US lawmakers demand tech firms to do more to fight election interference

Chairman Richard Burr (right) speaks while flanked by ranking member Senator Mark Warner (centre), and Senator Dianne Feinstein during a Senate Intelligence Committee hearing, on Capitol Hill, in Washington, DC, on Aug 1, 2018. PHOTO: AFP

WASHINGTON (REUTERS) - US lawmakers demanded that technology firms do more to fight "shocking" foreign efforts to influence US politics on Wednesday (Aug 1), a day after Facebook Inc identified an influence campaign tied to November's elections and despite President Donald Trump's denunciation of the issue as a "hoax".

"All the evidence this committee has seen to date suggests that the platform companies - namely Facebook, Instagram, Twitter, Google and YouTube - still have a lot of work to do," Senator Mark Warner, vice chairman of the Senate Intelligence Committee, said at a hearing.

Warner said the committee had called executives of Facebook, Twitter Inc and Alphabet Inc's Google to testify on Sept 5 "to hear the plans they have in place, to press them to do more, and to work together to address this challenge".

Lawmakers have been looking into reported Russian efforts to influence US elections for months, after US intelligence agencies concluded that entities backed by the Kremlin had sought to boost Republican Donald Trump's chances of winning the White House in 2016.

Moscow denies involvement.

Ahead of Wednesday's hearing, Facebook said on Tuesday it had removed 32 pages and fake accounts from its platforms in a bid to combat foreign meddling in US elections.

Facebook stopped short of identifying the source of the misinformation. But members of Congress said the methodology of the influence campaign suggested Russian involvement.

"While it is shocking to think that foreign actors used the social networking and communication mediums that are so central to our lives in an effort to interfere in the core of our democracy, what is even more troubling is that it's still happening today," Senator Richard Burr, the committee's Republican chairman, said in opening remarks at the hearing.

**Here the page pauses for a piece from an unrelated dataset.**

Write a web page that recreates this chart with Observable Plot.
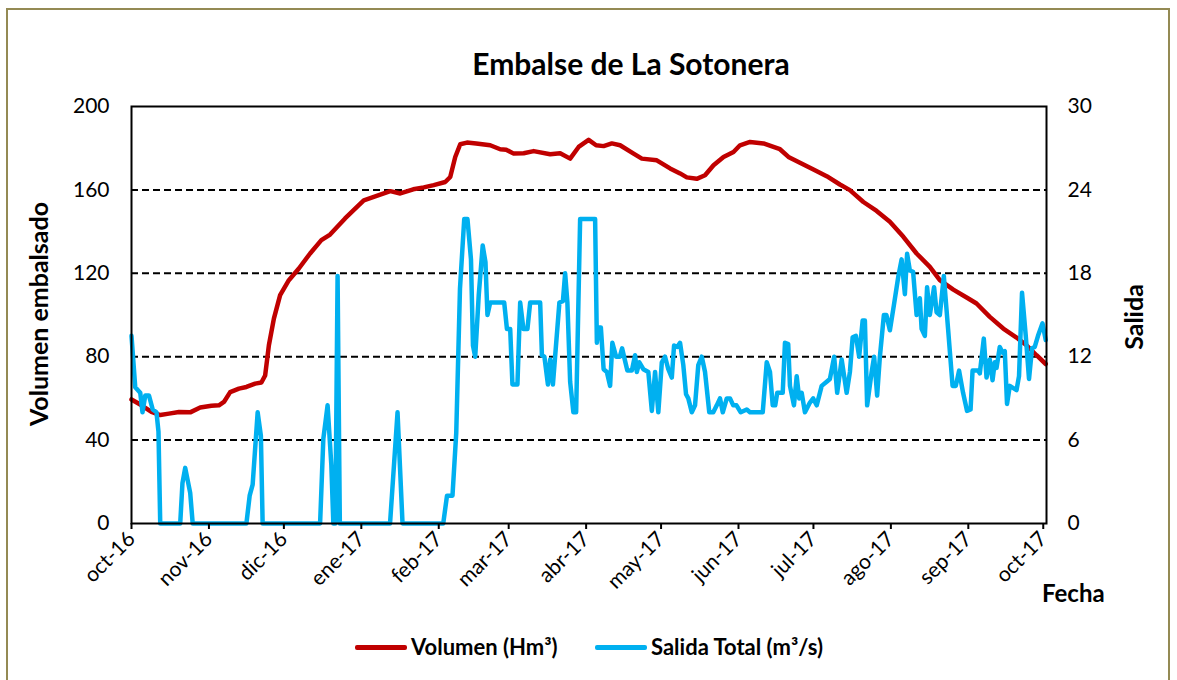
<!DOCTYPE html>
<html><head><meta charset="utf-8">
<script src="https://cdn.jsdelivr.net/npm/d3@7"></script>
<script src="https://cdn.jsdelivr.net/npm/@observablehq/plot@0.6"></script>
<style>
body{margin:0;background:#fff;overflow:hidden;font-family:Lato,"Open Sans",sans-serif;}
#wrap{position:relative;width:1177px;height:680px;overflow:hidden;}
#border{position:absolute;left:6px;top:8px;width:1164px;height:720px;border:2px solid #948A54;box-sizing:border-box;}
#chart{position:absolute;left:0;top:0;}
.t{position:absolute;font-weight:bold;color:#000;white-space:nowrap;}
.lg{position:absolute;height:5px;border-radius:2px;}
</style></head><body>
<div id="wrap">
<div id="border"></div>
<div id="chart"></div>
<div class="t" style="left:331px;width:600px;text-align:center;top:45px;font-size:30px;line-height:36px;">Embalse de La Sotonera</div>
<div class="t" style="left:38px;top:314px;font-size:25px;line-height:30px;transform:translate(-50%,-50%) rotate(-90deg);">Volumen embalsado</div>
<div class="t" style="left:1133px;top:317px;font-size:25px;line-height:30px;transform:translate(-50%,-50%) rotate(-90deg);">Salida</div>
<div class="t" style="left:1042px;top:579px;font-size:24px;line-height:28px;">Fecha</div>
<div class="lg" style="left:355px;top:645px;width:52px;background:#C00000;"></div>
<div class="t" style="left:411px;top:633px;font-size:22px;line-height:27px;">Volumen (Hm³)</div>
<div class="lg" style="left:595px;top:645px;width:52px;background:#00B0F0;"></div>
<div class="t" style="left:651px;top:633px;font-size:22px;line-height:27px;">Salida Total (m³/s)</div>
</div>
<script>
// Volumen embalsado (Hm3): days since 2016-10-01 and values
const volDays = [0,4,8,11.5,15,19,23.5,27.5,32,35,37,39.5,43,46,49.5,52,53.5,55,57,59.5,63,67,71.5,76,79.5,85.5,91,93,97,103.6,107.6,112.8,117,121,125.6,127.6,129.6,131.6,134.3,138,143.6,147.6,150,153,157,161,167.6,171.6,175.6,179,183,186,189,192.3,195.6,201,204.3,210.3,215.6,219.6,222.3,226.3,229.6,233,237,241,243.6,247.6,253,257,259.6,263,267.6,273,278.3,283.6,287.6,293,298.3,303.6,309,314.3,319.6,323.6,329,335,338.3,343.6,349,354.3,358.3,362.3,366];
const volValues = [59.5,56.7,53.5,52,52.7,53.5,53.3,55.6,56.5,56.7,58.3,63,64.7,65.5,67.1,67.6,71,85.5,98.3,109.5,116.7,122.3,129.5,135.9,138.6,146.3,152.7,155,156.6,159.4,158.3,160.3,161.2,162.3,163.8,166.2,175.8,181.9,182.7,182.3,181.4,179.5,179.3,177.4,177.6,178.6,177.1,177.6,175,180.6,184,181.4,181,182.3,181.4,177.4,175,174.2,170.3,167.9,166,165.3,167,171.8,175.8,178.2,181.4,183,182.3,180.6,179.5,175.8,173,169.8,166.6,162.6,159.9,154.2,149.9,144.7,137.5,129.5,123.1,116.7,112.2,107.9,105.5,99.1,93.5,89.2,85.5,80.7,76.5];
// Salida total (m3/s)
const salDays = [0,1.5,3.5,4.4,5.5,7,8.5,10,10.8,11.5,19.5,20.4,21.5,23.5,24.5,46,47.3,48.5,50.5,51.8,52.5,75.5,76.8,78.5,80,80.8,81.6,82.5,83.4,103.5,106.5,108.5,124.8,126.3,128.5,130,131.5,133.2,134.5,135.9,136.7,137.6,139,140.6,141.7,142.5,143.6,149.2,150.3,151.6,152.5,154.5,155.6,156.9,158.5,159.6,163.6,164.3,165.3,166.7,167.6,168.7,171.3,172.7,173.6,174.5,175.6,176.9,178,179.6,185.6,186.3,186.9,187.9,189,190.3,191.6,192.5,194,195.5,196.4,198.5,200.3,201.6,202.3,203.3,204.9,206.9,208.3,209.6,210.9,212.3,213.6,214.9,216.3,217.2,218.5,219.6,220.9,222,222.9,224.3,225.6,226.9,228.3,229.6,231.3,232.9,234.3,235.6,236.7,238.3,239.6,240.9,242.2,243.9,246.3,247.6,252.7,254.3,255.6,256.7,257.7,258.5,260.7,261.6,262.9,263.6,265.2,266.3,267.3,268.3,269.6,271.6,272.9,274.3,276.3,278.3,279.6,281.3,282.5,284.3,286.3,287.6,288.7,290,291.3,292.7,293.6,294.5,296.3,297.3,298.5,299.6,301.2,302.2,303.6,305.2,307,308.3,309.6,310.5,311.6,312.9,314.3,315.6,316.3,317.6,318.5,319.6,321.3,322.3,323.6,325.2,326.9,328.7,330,331.3,332.9,334.5,335.9,336.7,338.9,339.6,341.2,342.3,343.6,344.7,345.6,346.3,347.6,348.7,349.6,350.5,351.6,354.3,355.3,356.5,358,359.3,360.5,361.6,362.9,364.7,366];
const salValues = [13.5,9.8,9.4,8.0,9.2,9.2,8.2,8.0,6.6,0,0,2.9,4.0,2.2,0,0,2.0,2.8,8.0,6.3,0,0,6.1,8.5,4.2,0,0,17.8,0,0,8.0,0,0,2.0,2.0,6.5,16.9,21.9,21.9,19,12.8,12,16.4,20,18.8,15,15.9,15.9,14,14,10,10,15.9,14,14,15.9,15.9,12.1,12,10,11.8,10,15.9,16,18,15.9,10.2,8,8,21.9,21.9,13,14.1,14.1,11.1,10.9,9.9,13,12,12,12.6,11,11,12.1,10.9,11.6,11.1,10.9,8.1,10.9,8,11.6,12,11.1,10.5,12.8,12.7,13,11.4,9.3,9,8,8.5,11.4,12,10.9,8,8,8.5,9,8,9,9,8.5,8.5,8,8.2,8,8,11.6,10.9,8.5,8.5,9.4,9.4,13,12.9,9.9,8.5,10.6,9,9.4,8,8.7,9,8.5,9.9,10.2,10.4,12,9.4,11.8,9.4,10.9,13.4,13.5,12,14.6,14.6,8.5,10.9,12,9.2,12,15,15,13.9,15.7,17.8,19,16.5,19.4,18.2,18.1,15,16.2,14,13.5,17,15,17,15.2,15,17.8,14,9.9,9.9,11,9.4,8.1,8.2,11,11,10.8,13.3,10.5,11.8,10.3,11.6,11.2,12.7,12.3,12.4,8.6,9.9,9.6,10.6,16.6,13.5,10.4,12.6,12.7,13.5,14.4,13.2];
const volTicks = [0,40,80,120,160,200];
const salTicks = [0,6,12,18,24,30];
const gridLevels = [40,80,120,160];
const monthLabels = ["oct-16","nov-16","dic-16","ene-17","feb-17","mar-17","abr-17","may-17","jun-17","jul-17","ago-17","sep-17","oct-17"];

const start = Date.UTC(2016,9,1);
const toDate = d => new Date(start + d*864e5);
const vol = volDays.map((d,i)=>({date:toDate(d), v:volValues[i]}));
const sal = salDays.map((d,i)=>({date:toDate(d), v:salValues[i]*200/30}));
const monthTicks = monthLabels.map((m,i)=> new Date(Date.UTC(2016, 9+i, 1)));
const labelOf = new Map(monthTicks.map((d,i)=>[+d, monthLabels[i]]));

const chart = Plot.plot({
  width:1177, height:680,
  marginLeft:131, marginRight:131, marginTop:106, marginBottom:157,
  x:{type:"utc", domain:[toDate(0), toDate(366.3)]},
  y:{domain:[0,200]},
  style:{fontFamily:"Lato, 'Open Sans', sans-serif", fontSize:"21px", color:"black", background:"transparent", overflow:"visible"},
  marks:[
    Plot.ruleY(gridLevels,{stroke:"black", strokeWidth:2, strokeDasharray:"7,4"}),
    Plot.line(vol,{x:"date", y:"v", stroke:"#C00000", strokeWidth:4.5}),
    Plot.line(sal,{x:"date", y:"v", stroke:"#00B0F0", strokeWidth:4.5, strokeLinejoin:"round"}),
    Plot.frame({stroke:"black", strokeWidth:2}),
    Plot.axisY({anchor:"left", ticks:volTicks, tickSize:0, tickPadding:22, label:null, fontSize:21}),
    Plot.axisY({anchor:"right", ticks:volTicks, tickSize:0, tickPadding:21, label:null, fontSize:21,
      tickFormat:(d)=> String(salTicks[volTicks.indexOf(d)])}),
    Plot.axisX({ticks:monthTicks, tickSize:6, tickRotate:-45, tickPadding:6, label:null, fontSize:21, strokeWidth:2,
      tickFormat:(d)=> labelOf.get(+d)})
  ]
});
document.getElementById("chart").appendChild(chart);
</script>
</body></html>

Warner said cyber criminals who have been caught "were just the incompetent ones," and said he was concerned that the U.S. government was not well positioned to detect or counter influence operations on social media.

Allegations of Russian involvement in Trump's 2016 victory have dogged his presidency, and he has come under fire for discounting the threat of interference in November's impending elections, when his fellow Republicans' majorities in the House of Representatives and Senate are at stake.

As senators gathered for the hearing, Trump took to Twitter to call on Attorney General Jeff Sessions to end a federal investigation into Russian interference in the 2016 election, which he described as a "TOTAL HOAX."

Facebook and other technology firms have been on the defensive for many months over influence activity on their sites as well as concerns over user privacy.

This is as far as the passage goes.